A PoseStack represents a set (a batch) of molecular systems. PoseStacks maybe be loaded in directly from PDBs, or may come in from other sources such as RosettaFold. Each "Pose" within the stack is composed of some number of "blocks".
tmol breaks poses down into sub-structures called 'blocks' (a generalization of the concept of 'residue' from Rosetta). Each block is one of several "block types". Block types comprise a set of atoms, the properties of those atoms, the chemical bonds between those atoms, and the inter-block chemical bonds that will join blocks together. The molecular system records the block type for each block, the coordinates of each atom, and how each block is connected (or not connected) to other blocks.
Each "Pose" in the stack can hold as many residues as desired
Note
tmol will be more efficient in computing scores for systems that are approximately the same size than for systems that have very different sizes) and these blocks can be bonded together into one or more chains.
PoseStack holds a class that holds the residue-type data for its residues. Most users will not interact directly with this class, but it is good to be aware that it is there.

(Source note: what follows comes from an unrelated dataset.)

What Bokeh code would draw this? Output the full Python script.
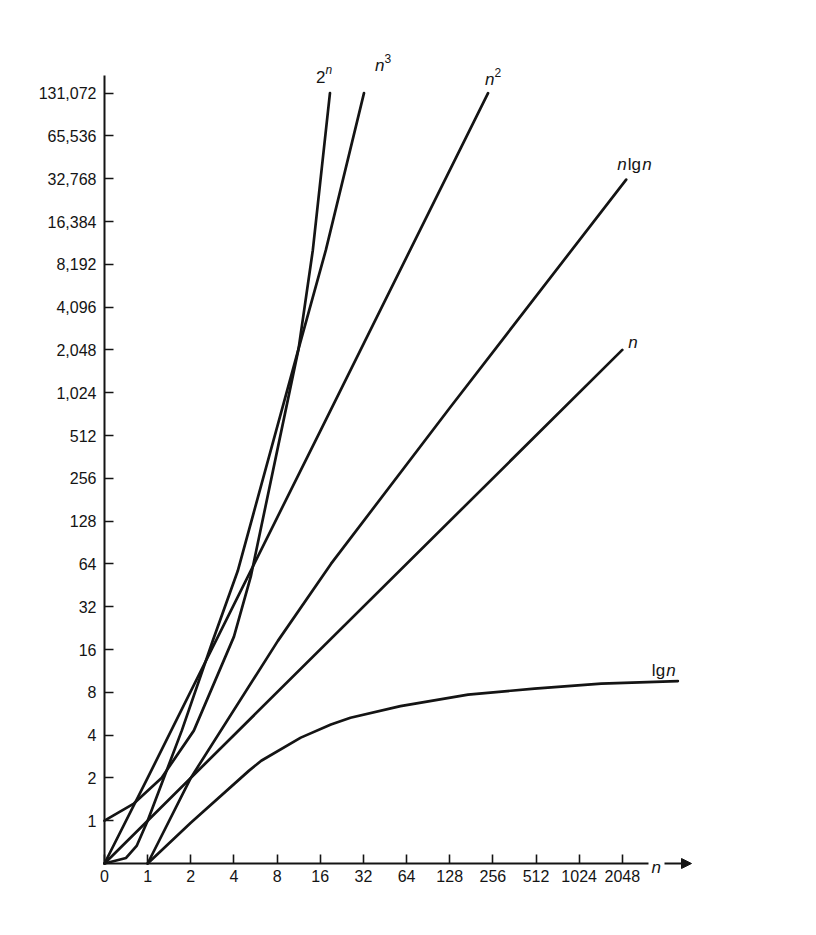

This class, PackedBlockTypes, is built from a collection of RefinedResidueType objects that are constructed either from tmol's default set of residue types, described in a .yaml file, or that are created programmatically by enterprising developers. Most users will be content to interact with the PackedBlockTypes object returned by tmol.default_packed_block_types() if they want to think about this class at all. The PackedBlockTypes object will be used to cache energy-term-specific data that is needed during energy evaluation, and the creation of this data can be somewhat slow; thus, it is most efficient to share a single PackedBlockTypes object between multiple PoseStacks.
The coordinates of a PoseStack can be modified after construction; however, all other data members must be left unaltered. If you want to modify the residue type information for an existing PoseStack, you should construct a new PoseStack object instead.
The ScoreFunction calculates the energies of a PoseStack using a weighted sum of ScoreTerms. Many ScoreTerms are provided, some of which represent physical forces like electrostatics and van der Waals' interactions, while others represent statistical terms like the probability of finding the torsion angles in Ramachandran space. New score terms may also be added.
When a ScoreFunction evaluates a PoseStack, each ScoreTerm breaks down the work on a per-block or per-block-pair basis, depending on if the ScoreTerm is a 1-body or 2-body term. This per-block and per-block-pair work is all dispatched simultaneously, letting the GPU handle the scheduling of the individual block-based calculations.